Sayın Müdürüm, Değerli Öğretmen Arkadaşlarım, Sevgili Öğrenciler,
Bugün gölgesinde yaşadığımız ulu çınarımızın, Cumhuriyetimizin, ilanının 101. yılını kutluyoruz. Bu büyük bayrama hoş geldiniz…
Güzel ülkemiz Türkiye Cumhuriyeti, dünya tarihinde eşi benzeri olmayan, bir mucizeyi gerçekleştirerek onca olumsuzlukta küllerinden yeniden doğmuş bir ülke. Bu güzel ülkenin, yüce Türk milletinin bir ferdi olarak karşınızdayım ve bunu Cumhuriyet’e ve değerlerine borçluyum. Konuşmamı hazırlarken oldukça düşündüm size Cumhuriyeti nasıl anlatayım diye ve konuşmamı farklı bir çizgide hazırladım.
Sana Cumhuriyeti nasıl anlatayım bilmem ki çocuk! Sen ki derya içre deryayı bilmeyen balıklar gibisin. Cumhuriyetle yaşarsın, cumhuriyetle büyürsün ama onu anlamazsın.
Bilir misin ki Cumhuriyet kurulduğunda tüm ülkedeki doktor sayısı 337 bilmezsin sen hiç doktorsuz kalmadın ki. Bilir misin ki okuma yazma oranı yüzde beş, bilmezsin sen okulsuz kalmadın ki. Bilir misin ki elektrik yalnızca İstanbul ve İzmir’in bazı semtlerinde var, bilmezsin sen elektriksiz kalmadın ki. Bilir misin ki bebek ölüm oranı yüzde altmış. Denizci olmak için buradasın bilir misin ki işletecek gemimiz yok, kaptanımız yok. Yediğin ekmeği beğenmezsin belki, neredeyse tarımla uğraşacak erkek nüfus yok. Tatile mi gitti arkadaşın bu bayram günü; dört mevsim kullanılabilecek kara yolumuz yok.
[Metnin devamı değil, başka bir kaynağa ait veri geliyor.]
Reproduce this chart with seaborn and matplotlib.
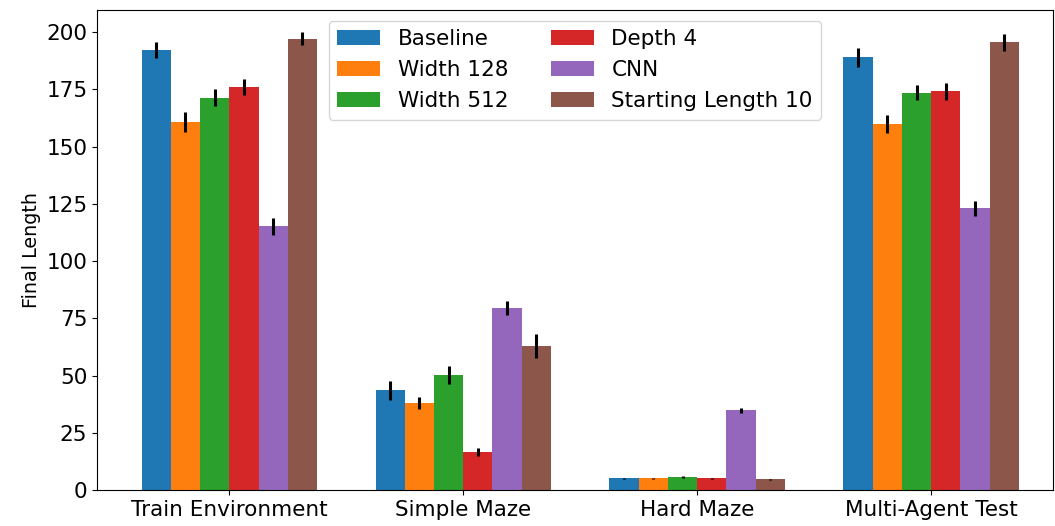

Telefonun son model değil mi? Toplu iğne, kiremit dahi üretecek fabrikamız yok. Çok mu sıkıcı ders çalışmak, sen yalınayak okul yoluna düşmedin ki. Az mı buluyorsun söz hakkını, okul çok mu disiplinli; kadınlara seçme seçilme hakkı yok. Örneklerim çoğalıp gider ama sözün özü makbul.
Peki Atatürk’ün benim en büyük eserim dediği Cumhuriyet nedir?
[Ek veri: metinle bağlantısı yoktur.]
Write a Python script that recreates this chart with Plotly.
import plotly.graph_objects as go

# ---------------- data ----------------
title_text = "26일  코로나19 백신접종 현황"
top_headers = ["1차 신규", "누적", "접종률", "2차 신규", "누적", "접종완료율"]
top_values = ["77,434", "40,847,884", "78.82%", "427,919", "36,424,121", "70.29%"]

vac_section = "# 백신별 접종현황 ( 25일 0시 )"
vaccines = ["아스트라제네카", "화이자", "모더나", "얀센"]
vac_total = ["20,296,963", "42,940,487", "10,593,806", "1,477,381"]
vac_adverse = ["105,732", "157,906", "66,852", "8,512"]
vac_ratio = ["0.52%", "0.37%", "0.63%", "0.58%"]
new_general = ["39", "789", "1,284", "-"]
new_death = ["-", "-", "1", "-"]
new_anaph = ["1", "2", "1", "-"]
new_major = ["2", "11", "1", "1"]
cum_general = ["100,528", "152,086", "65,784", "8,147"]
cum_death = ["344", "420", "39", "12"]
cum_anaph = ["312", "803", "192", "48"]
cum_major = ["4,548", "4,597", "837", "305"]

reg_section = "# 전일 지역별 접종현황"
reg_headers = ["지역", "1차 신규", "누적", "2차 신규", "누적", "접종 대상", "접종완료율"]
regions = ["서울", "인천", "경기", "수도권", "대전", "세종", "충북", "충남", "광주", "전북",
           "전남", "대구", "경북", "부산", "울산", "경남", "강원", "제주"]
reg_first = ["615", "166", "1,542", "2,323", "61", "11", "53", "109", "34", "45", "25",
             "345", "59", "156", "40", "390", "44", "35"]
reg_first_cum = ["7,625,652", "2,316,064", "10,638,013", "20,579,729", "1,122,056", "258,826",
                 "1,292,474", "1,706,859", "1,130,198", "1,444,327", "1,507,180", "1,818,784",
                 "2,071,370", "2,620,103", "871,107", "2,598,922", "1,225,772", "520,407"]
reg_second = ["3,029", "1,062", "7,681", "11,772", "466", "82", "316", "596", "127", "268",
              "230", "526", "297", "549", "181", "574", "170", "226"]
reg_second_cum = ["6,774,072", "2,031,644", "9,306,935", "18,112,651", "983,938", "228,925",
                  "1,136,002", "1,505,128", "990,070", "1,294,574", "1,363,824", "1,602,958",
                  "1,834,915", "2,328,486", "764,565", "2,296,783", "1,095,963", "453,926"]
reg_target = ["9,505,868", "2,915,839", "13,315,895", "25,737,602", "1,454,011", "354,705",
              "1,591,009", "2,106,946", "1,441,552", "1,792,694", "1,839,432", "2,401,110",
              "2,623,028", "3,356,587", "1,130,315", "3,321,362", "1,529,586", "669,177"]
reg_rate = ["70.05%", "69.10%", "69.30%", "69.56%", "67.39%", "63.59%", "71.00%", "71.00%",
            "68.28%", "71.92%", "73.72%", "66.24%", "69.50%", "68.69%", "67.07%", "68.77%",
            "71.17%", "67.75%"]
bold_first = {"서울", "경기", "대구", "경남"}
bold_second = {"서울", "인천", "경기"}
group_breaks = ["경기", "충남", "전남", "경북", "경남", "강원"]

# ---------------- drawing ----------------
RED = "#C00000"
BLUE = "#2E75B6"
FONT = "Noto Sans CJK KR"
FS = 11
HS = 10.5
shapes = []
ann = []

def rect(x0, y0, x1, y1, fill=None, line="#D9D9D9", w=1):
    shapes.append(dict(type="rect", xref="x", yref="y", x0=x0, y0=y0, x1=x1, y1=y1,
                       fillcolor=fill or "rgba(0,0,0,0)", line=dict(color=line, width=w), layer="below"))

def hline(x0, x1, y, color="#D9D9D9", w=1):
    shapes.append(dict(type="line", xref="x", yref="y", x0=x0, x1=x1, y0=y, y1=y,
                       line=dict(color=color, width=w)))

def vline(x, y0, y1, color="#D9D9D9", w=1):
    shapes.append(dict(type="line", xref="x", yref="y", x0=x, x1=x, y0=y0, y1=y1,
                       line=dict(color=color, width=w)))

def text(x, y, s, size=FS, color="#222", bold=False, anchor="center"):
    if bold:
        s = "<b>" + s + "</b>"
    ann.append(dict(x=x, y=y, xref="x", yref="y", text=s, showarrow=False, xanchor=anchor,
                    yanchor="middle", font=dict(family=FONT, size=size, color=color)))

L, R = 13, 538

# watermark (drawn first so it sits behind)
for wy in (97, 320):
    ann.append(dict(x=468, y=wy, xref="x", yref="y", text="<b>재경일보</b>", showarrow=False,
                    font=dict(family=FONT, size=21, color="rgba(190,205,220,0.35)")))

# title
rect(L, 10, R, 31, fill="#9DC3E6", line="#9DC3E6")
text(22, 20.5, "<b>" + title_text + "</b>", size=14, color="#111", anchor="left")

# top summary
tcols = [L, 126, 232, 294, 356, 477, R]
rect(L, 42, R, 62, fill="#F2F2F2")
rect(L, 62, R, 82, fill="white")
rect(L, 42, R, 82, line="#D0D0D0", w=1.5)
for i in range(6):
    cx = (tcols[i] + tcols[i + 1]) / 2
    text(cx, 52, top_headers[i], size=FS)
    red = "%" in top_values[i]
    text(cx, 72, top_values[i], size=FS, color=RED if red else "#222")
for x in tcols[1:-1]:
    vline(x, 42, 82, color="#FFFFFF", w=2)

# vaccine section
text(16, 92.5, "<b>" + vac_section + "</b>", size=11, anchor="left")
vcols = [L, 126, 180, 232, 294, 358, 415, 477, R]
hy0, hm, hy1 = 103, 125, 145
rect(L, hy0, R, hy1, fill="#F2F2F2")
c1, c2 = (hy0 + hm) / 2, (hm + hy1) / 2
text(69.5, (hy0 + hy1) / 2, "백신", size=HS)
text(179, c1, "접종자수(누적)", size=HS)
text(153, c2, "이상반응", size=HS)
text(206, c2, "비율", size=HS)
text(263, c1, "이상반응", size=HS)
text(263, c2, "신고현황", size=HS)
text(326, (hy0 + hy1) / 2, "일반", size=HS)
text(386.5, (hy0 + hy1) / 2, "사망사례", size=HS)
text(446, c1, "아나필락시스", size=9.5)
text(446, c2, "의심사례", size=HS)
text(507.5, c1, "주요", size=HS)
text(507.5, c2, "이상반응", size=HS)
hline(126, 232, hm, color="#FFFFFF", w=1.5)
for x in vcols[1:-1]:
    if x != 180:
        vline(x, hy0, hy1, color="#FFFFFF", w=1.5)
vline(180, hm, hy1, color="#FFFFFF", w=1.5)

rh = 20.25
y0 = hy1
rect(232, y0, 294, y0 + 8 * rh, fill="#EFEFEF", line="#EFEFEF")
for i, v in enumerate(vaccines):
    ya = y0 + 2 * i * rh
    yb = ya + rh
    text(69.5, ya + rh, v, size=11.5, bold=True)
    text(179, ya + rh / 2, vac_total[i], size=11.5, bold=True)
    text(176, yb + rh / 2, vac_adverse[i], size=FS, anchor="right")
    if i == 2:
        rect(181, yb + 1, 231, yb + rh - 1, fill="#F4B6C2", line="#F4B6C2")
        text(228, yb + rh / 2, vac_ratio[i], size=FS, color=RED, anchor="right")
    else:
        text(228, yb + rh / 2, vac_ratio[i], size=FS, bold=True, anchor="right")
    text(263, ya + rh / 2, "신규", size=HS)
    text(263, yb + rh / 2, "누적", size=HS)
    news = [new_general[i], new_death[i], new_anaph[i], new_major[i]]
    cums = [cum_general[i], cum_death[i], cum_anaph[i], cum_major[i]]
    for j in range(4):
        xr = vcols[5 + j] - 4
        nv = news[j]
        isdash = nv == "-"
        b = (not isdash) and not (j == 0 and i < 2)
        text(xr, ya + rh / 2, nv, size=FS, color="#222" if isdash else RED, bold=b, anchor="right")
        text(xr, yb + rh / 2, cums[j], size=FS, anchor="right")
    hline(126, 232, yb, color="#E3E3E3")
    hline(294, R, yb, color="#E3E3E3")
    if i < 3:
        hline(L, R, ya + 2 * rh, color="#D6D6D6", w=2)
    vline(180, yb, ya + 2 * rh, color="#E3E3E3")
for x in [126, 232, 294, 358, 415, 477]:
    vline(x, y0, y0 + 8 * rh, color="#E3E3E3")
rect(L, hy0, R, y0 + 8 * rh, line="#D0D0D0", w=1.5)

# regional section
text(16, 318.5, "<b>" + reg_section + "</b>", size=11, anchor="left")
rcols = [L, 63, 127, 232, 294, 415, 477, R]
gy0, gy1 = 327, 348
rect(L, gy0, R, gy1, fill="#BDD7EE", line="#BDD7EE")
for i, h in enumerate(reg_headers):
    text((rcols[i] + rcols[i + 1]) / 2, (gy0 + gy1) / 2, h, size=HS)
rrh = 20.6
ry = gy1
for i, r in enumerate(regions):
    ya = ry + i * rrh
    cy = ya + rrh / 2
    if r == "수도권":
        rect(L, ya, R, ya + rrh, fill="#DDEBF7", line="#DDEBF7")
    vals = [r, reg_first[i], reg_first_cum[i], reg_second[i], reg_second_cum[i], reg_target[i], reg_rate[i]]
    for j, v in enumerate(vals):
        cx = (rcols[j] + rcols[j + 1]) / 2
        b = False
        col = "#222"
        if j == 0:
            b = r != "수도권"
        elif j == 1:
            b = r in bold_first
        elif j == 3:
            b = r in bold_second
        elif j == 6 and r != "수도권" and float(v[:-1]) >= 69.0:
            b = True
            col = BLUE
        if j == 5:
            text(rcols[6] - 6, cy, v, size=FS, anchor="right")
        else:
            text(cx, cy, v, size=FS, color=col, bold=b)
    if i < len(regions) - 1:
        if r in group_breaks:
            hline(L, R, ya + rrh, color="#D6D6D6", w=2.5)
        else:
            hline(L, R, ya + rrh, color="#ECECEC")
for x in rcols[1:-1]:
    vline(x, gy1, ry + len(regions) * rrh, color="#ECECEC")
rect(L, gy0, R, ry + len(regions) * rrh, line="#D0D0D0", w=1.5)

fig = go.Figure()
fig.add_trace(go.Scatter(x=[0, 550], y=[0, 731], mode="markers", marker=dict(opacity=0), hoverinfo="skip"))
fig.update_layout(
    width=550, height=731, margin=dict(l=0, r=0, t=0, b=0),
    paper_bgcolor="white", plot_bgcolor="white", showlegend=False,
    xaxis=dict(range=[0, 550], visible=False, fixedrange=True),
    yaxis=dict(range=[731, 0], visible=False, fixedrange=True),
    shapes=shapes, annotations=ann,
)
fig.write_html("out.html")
Kadındır her şeyden önce sanatta, siyasette, sokakta yer bulan; söz hakkı kazanan. Okula gidebilen kız çocuğudur. Hakkını arayan köylü Mehmet. Anadolu’da tiyatrodur. Kars’ta opera, Çukurova’da radyodur. Aziz Sancar’ı Mardin-Savur’dan sekiz çocuklu fakir bir aileden çıkarıp Nobel’e götüren yoldur. Doktordur gittiğiniz başınız ağrıdığında. Beni bazen dokuz zeytinden ibaret kahvaltılarla yatılı okullarda büyüten ama bir ağanın kapısına maraba etmeyen sistemdir. Bu okulda size, ülkenin bütün okullarında sizin kardeşlerinize hizmet eden öğretmenlerinizdir. Onlar da cumhuriyetin eseridir benim gibi, sizin gibi…
Sevgili gençler,
Sizler, Atatürk’ün deyimiyle “Geleceğin ümidi, ışıklı çiçekleri”siniz. Büyük Önderin “Bu eseri onlara bırakacağım ve gözüm arkada kalmayacak” sözleri ile işaret ettiği ve Cumhuriyeti emanet ettiği gençlersiniz. Taşıdığınız bu emanetin ağırlığının ve sorumluluğunun bilincinde olduğunuza inanıyor ve sizlere güveniyoruz. Unutmayınız ki, geleceğimize yön verecek sizlersiniz. Beğenmediğiniz ne varsa daha iyisini yapın. Bu ülke, bu toplum sizlerin çabası ile dünyadaki saygın yerini alacaktır.
Unutmayın….
“Çalışmadan, yorulmadan, üretmeden, rahat yaşamak isteyen toplumlar, önce onurlarını, sonra özgürlüklerini ve daha sonra da bağımsızlık ve geleceklerini kaybederler”. Atatürk.
Cumhuriyet ana kucağı gibidir
Onu kaybederseniz öksüz kalırsınız…
Bugüne kadar büyük onurla taşıdığımız en büyük emanetimiz olan Cumhuriyeti, sizlere devrediyor; kuruluşunda, gelişmesinde emeği geçen başta Ulu Önder Atatürk’ü, aziz şehitlerimizi, herkesi; saygı, minnet ve şükranla anıyorum.